Canonical is UK based, so scrub that.

But Redhat, Rocky, Alma are all owned by US legal entities and can absolutely be legally forced to do as you describe.

Technically blocked is something else, mind. We're clever, resourceful and motivated people and US laws wouldn't directly affect us.

However - you're thinking small. US influence of IT is massive. Routers, servers, hardware of all levels. The most enterprise level software is US led. All of these things can be restricted, or tarriffed heavily, or sanctioned entirely. If the US wants to hurt the rest of the world, it just has to tell Broadcom to turn off vmware outside of America. Ditto Cisco, Ditto Dell, Ditto... etc etc. Sure, it would be illegal, but does the American government care about that?

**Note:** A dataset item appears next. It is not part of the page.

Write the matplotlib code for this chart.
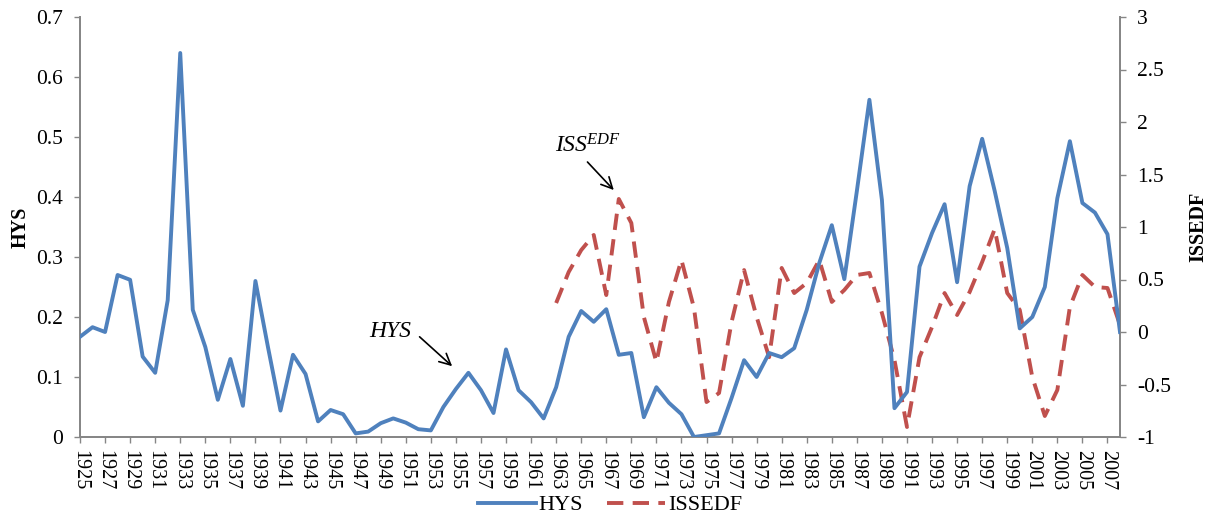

Anyone telling you that "Y won't happen because it's unthinkable" clearly hasn't been paying attention this year.

[–] dominiquec@lemmy.world 8 points 6 days ago (3 children)

More than that, it's the cloud services from Google, Amazon, and Microsoft that worry me. Many IT shops are dependent on these services, so if the US regime decides to f- around with that, many companies outside will be screwed.

[–] digdilem@lemmy.ml 6 points 6 days ago

Absolutely.

These services are also used by many governments around the world and considered critical infrastructure.

Terrifying, right?

[–] Auli@lemmy.ca 3 points 6 days ago

If its a matter of when. Still has 3 3/4 of a term left.

[–] timmytbt@sh.itjust.works 1 points 5 days ago

You wonder though, with the big players, whether they can lobby / pay off trump in some way to not be affected? I mean look at how the China tariffs changed overnight to not include mobile phones etc. Can’t have the majority of Apple’s production being subject to tariffs (they sure can’t make them in the US for the same cost)!

[–] Xartle@lemmy.ml 4 points 6 days ago

Redhat Inc is in the US, but Redhat Ltd is Europe (and more I think). I don't know what would happen if the parts of the company had to take different paths for a while. I would assume all the non-US stuff would want to keep making money while the US slogs through crazy...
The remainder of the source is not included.